邓小平发表“南方谈话”,批判了“左”倾错误观点,扫清了思想障碍,促使改革开放顺利进入以建立社会主义市场经济为中心的新阶段,也为教育改革模式的全面拓展提供了强大的思想支持。

(3)2006年前后对改革疑云的澄清。2004年下半年以来我国又悄悄兴起了所谓“第三次改革争论”[299]。这年8月9日,香港中文大学教授郎咸平在上海复旦大学发表题为《格林柯尔:在国退民进的盛宴中狂欢》的演讲,呼吁停止国企改革,引发了经济界关于国企产权改革的争论。2005年下半年,经济理论界出现如何正确对待马克思主义经济学和西方经济学的关系的讨论,进一步引发了对改革进行“反思”的暗潮。

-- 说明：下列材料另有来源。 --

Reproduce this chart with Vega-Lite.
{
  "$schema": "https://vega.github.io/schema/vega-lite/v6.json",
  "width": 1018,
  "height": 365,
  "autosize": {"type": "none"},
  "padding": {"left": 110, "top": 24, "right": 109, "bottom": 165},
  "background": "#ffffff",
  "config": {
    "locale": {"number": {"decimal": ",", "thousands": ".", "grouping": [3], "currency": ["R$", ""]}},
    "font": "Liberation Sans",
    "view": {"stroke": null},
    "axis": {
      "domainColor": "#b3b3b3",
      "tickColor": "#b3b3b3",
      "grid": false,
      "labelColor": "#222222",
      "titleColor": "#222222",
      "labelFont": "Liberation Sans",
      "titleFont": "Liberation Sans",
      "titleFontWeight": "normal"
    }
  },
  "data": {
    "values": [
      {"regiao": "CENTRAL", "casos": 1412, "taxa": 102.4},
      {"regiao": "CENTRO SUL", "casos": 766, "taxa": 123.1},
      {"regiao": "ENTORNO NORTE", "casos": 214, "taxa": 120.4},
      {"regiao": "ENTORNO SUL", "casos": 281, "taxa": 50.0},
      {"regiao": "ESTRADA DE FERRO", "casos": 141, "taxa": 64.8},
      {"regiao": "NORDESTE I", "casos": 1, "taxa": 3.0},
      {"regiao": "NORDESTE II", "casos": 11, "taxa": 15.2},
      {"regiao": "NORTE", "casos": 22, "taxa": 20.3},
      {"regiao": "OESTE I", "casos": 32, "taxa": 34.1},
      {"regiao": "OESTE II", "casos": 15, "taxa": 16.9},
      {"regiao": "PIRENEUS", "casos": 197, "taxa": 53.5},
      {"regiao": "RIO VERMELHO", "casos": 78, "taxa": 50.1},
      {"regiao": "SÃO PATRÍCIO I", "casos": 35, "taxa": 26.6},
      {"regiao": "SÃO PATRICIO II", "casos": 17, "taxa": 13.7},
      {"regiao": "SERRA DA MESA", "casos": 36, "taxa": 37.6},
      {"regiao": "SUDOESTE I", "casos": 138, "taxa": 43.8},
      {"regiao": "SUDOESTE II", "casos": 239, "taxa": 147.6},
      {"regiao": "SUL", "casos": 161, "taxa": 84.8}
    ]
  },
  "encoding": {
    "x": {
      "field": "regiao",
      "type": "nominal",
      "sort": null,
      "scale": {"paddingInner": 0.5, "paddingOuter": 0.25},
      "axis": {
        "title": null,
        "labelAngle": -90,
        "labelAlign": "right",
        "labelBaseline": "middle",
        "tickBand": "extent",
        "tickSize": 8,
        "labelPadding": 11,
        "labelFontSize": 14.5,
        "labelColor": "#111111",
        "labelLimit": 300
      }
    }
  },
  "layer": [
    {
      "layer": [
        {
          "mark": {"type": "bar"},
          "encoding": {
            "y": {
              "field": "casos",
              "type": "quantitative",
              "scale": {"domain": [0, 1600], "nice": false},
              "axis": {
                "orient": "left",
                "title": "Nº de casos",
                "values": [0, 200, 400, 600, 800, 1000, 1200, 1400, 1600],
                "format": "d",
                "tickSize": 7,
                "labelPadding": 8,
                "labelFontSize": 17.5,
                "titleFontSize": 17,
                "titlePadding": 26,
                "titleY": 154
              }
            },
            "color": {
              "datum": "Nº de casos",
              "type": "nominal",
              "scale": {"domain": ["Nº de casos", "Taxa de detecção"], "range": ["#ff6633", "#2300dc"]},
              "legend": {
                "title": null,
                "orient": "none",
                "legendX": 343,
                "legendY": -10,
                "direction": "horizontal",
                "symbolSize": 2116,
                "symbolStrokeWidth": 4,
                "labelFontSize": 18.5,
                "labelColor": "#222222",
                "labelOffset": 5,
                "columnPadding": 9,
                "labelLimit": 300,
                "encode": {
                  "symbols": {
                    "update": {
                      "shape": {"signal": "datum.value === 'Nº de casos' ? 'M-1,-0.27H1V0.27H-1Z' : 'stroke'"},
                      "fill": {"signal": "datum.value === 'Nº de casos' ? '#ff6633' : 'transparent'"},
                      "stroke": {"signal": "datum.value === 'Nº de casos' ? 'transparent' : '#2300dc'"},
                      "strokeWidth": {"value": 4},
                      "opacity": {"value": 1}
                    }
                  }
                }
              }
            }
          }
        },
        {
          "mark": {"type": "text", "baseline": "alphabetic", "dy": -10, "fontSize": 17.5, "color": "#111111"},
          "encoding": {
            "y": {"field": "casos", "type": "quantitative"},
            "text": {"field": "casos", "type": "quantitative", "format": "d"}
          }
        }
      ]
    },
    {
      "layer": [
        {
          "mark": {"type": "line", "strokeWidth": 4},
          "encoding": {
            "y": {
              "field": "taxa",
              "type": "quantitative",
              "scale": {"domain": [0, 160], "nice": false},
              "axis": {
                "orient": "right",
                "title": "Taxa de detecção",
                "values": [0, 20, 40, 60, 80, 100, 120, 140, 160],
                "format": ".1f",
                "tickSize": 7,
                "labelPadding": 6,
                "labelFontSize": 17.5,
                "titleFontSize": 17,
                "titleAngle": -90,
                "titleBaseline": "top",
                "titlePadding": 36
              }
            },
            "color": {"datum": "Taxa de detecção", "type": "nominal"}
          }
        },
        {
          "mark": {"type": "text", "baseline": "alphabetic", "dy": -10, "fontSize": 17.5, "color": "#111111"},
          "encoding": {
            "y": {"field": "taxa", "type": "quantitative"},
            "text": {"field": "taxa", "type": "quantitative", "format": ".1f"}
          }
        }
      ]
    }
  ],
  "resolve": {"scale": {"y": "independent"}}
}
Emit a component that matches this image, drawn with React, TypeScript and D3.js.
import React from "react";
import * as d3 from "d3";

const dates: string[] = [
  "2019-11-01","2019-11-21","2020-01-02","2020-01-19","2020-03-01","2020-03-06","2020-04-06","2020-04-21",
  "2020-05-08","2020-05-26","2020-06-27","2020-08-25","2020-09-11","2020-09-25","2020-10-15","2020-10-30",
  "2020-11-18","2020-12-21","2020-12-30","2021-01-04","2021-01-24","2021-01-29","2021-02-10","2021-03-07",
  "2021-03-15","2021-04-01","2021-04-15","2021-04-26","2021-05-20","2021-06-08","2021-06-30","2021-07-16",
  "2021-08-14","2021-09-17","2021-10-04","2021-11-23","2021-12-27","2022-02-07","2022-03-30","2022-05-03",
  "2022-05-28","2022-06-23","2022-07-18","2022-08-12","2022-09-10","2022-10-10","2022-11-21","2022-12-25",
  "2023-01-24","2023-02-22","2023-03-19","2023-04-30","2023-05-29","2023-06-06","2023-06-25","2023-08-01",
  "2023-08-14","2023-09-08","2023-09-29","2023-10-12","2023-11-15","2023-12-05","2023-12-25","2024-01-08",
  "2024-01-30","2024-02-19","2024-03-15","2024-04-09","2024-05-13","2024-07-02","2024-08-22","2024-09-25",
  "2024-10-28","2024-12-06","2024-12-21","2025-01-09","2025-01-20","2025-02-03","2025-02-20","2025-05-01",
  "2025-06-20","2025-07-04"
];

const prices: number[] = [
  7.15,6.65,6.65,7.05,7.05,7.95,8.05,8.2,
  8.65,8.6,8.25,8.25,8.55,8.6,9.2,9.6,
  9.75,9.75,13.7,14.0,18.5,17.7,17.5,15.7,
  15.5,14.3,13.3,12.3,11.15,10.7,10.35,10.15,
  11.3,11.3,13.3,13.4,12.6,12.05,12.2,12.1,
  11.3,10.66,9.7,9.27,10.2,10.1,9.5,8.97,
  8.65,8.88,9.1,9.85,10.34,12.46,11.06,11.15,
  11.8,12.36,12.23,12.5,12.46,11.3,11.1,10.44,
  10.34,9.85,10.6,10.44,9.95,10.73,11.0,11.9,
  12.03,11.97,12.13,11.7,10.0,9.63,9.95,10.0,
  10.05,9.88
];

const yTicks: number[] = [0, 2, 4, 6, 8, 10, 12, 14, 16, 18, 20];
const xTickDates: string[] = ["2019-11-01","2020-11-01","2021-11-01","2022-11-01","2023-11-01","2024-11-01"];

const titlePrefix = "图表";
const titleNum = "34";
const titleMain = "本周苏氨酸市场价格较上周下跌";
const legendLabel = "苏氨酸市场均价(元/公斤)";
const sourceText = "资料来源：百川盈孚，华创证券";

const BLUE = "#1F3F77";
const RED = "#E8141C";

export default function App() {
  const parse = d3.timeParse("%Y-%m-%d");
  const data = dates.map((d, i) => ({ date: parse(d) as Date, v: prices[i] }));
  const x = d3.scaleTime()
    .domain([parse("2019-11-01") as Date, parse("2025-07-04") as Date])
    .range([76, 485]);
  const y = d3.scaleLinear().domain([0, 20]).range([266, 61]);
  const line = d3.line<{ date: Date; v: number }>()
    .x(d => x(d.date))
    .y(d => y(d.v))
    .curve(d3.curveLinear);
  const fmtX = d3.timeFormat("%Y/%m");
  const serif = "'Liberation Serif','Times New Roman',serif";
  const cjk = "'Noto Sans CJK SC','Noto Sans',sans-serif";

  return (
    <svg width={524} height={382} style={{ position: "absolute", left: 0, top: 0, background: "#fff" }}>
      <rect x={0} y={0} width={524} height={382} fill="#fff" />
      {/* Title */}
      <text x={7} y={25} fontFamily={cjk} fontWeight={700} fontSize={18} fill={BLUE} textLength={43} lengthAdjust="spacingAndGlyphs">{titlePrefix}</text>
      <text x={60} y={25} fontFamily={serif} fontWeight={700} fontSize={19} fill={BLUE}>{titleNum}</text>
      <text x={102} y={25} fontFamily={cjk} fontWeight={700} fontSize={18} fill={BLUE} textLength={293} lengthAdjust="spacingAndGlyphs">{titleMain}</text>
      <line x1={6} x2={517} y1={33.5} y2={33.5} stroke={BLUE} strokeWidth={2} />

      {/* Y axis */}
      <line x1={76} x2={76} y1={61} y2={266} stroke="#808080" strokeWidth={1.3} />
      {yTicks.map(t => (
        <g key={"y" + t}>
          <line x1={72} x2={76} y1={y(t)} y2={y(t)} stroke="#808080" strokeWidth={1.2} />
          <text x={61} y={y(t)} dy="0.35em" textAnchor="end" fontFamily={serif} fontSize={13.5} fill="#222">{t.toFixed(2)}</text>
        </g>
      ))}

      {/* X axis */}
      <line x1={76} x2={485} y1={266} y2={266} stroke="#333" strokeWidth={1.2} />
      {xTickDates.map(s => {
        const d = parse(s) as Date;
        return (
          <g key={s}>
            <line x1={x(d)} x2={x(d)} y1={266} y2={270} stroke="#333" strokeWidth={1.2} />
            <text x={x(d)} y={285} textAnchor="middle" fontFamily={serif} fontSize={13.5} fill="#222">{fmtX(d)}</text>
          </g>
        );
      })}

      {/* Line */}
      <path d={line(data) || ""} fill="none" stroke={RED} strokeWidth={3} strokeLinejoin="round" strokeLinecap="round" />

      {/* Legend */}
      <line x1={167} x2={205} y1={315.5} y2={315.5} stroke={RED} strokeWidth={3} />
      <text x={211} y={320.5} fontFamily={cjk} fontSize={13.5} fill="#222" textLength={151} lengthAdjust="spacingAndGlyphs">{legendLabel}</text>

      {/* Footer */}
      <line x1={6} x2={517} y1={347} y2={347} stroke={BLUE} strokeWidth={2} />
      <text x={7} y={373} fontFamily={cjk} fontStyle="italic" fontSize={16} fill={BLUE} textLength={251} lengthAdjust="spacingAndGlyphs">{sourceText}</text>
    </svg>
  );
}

在改革开放又遇到一些新的思想障碍的情况下,2004年12月,中央经济工作会议召开,明确提出要加快改革。从2004年底到2005年初,中央高层领导先后在多个场合发表讲话,将2005年定位为中国的“改革年”。2006年3月6日的“两会”期间,中共中央总书记胡锦涛参加人大上海代表团审议时强调:要在新的历史起点上继续推进社会主义现代化建设,说到底要靠深化改革、扩大开放;要毫不动摇地坚持改革方向,进一步坚定改革的决心和信心,不断完善社会主义市场经济体制,充分发挥市场在资源配置中的基础性作用,同时努力加强和改善宏观调控,保证经济社会又快又好发展。温家宝总理在这年的两会记者招待会上重申:尽管中国目前的改革有很多困难和问题,但是只能向前进,倒退是没有出路的。这是中央领导对前一段时间以“反思改革”为名出现否定改革开放的思潮的回答。同年6月5日《人民日报》发表了文章《毫不动摇地坚持改革方向》,强调:改革开放是强国之路,是决定当代中国命运的重大抉择。在《人民日报》发表文章的同时,新华社发出通稿,全国各大媒体予以转载。2007年10月,中共十七大召开,胡锦涛在大会的报告中进一步明确:“改革开放是决定当代中国命运的关键抉择,是发展中国特色社会主义、实现中华民族伟大复兴的必由之路;只有社会主义才能救中国,只有改革开放才能发展中国、发展社会主义、发展马克思主义。”至此,新一轮对改革开放的疑云被消除,为中国社会的改革开放也为中国教育的改革开放清除了障碍。